30 April 2021
Unix shells use certain characters as wildcards. These so-called globbing characters are similar to but different from regular expressions. Globbing is used purely for file name expansion, while regular expressions have a much broader scope. You can use globbing with any utility that is used to work with files, such as ls
, find
, mv
and rm
.
An asterisk matches zero or more characters. For instance, if you want to list all .php files in a directory then you can run ls *php
:
$ ls -1 *php config.php feed.php index.php install.php
The question mark matches a single character. This is obviously less common, but it can come in handy:
$ ls -1 backup_?.zip backup_1.zip backup_2.zip backup_3.zip backup_4.zip
You can define a range in square brackets.

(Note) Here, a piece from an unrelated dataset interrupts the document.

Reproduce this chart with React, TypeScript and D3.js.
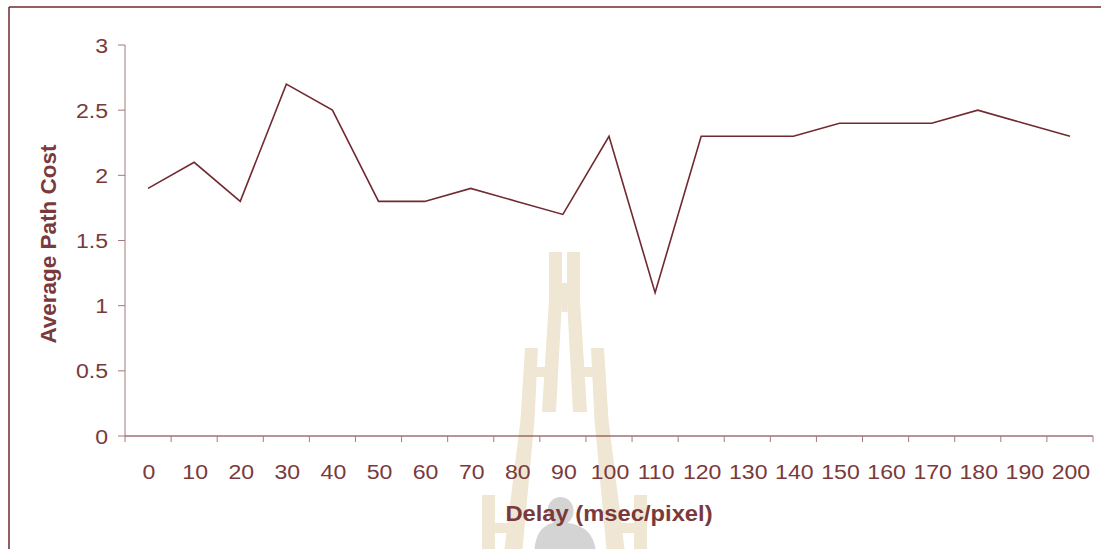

For instance, let’s imaging that you have a directory with four backup files and that you want to delete all but the most recent file:
$ ls -1 2020111* 20201110_2145_backup.zip 20201111_2145_backup.zip 20201112_2145_backup.zip 20201113_2145_backup.zip
You can use the range 2020111[0-2] to match the first three files:
$ rm -f 2020111[0-2]* $ ls -1 2020111* 20201113_2145_backup.zip
The command rm -f 2020111[0-2]*
matches the first three files, but not the file that starts with 20201113. We are therefore left with just the most recent backup.
Ranges can be negated using an exclamation mark inside the square brackets. For instance rm -f 2020111[!0-2]*
removes only files that don’t match the pattern (in this case the file 20201113_2145_backup.zip. And, a range doesn’t have to be numeric – you can match a range of letters as well. For instance, the range [a-c]
matches a, b and c.
There are a few special character classes you can use. The classes are mainly useful to avoid “ugly” ranges. For instance, you can use [a-zA-Z]
to match any alphabetical character in either lower or upper case. A more elegant way to archive the same result is to use the [[:alpha:]]
class instead.
Classes are always a keyword inside double square brackets and colons. The table below shows the most common ones.
Class | Matches | Equivalent |
---|---|---|
[[:alpha:]] | Alphabetical characters | [a-zA-Z] |
[[:alnum:]] | Alphabetical characters and integers | [a-zA-Z0-9] |
[[:blank:]] | Space or tab characters | [ \t] |
[[:digit:]] | Integers | [0-9] |
[[:lower:]] | Lower case alphabetical characters | [a-z] |
[[:upper:]] | Upper case alphabetical characters | [A-Z] |
It is worth noting that the asterisk and question mark have a different meaning in regular expressions. In a “regex” the asterisk matches one or more instances of the preceding character, and the question mark matches zero or one instance of the preceding character. The dot character (.
) is used to match one instance of any character, which can then be combined with an asterisk (.*
) to match any number of any characters (including zero characters).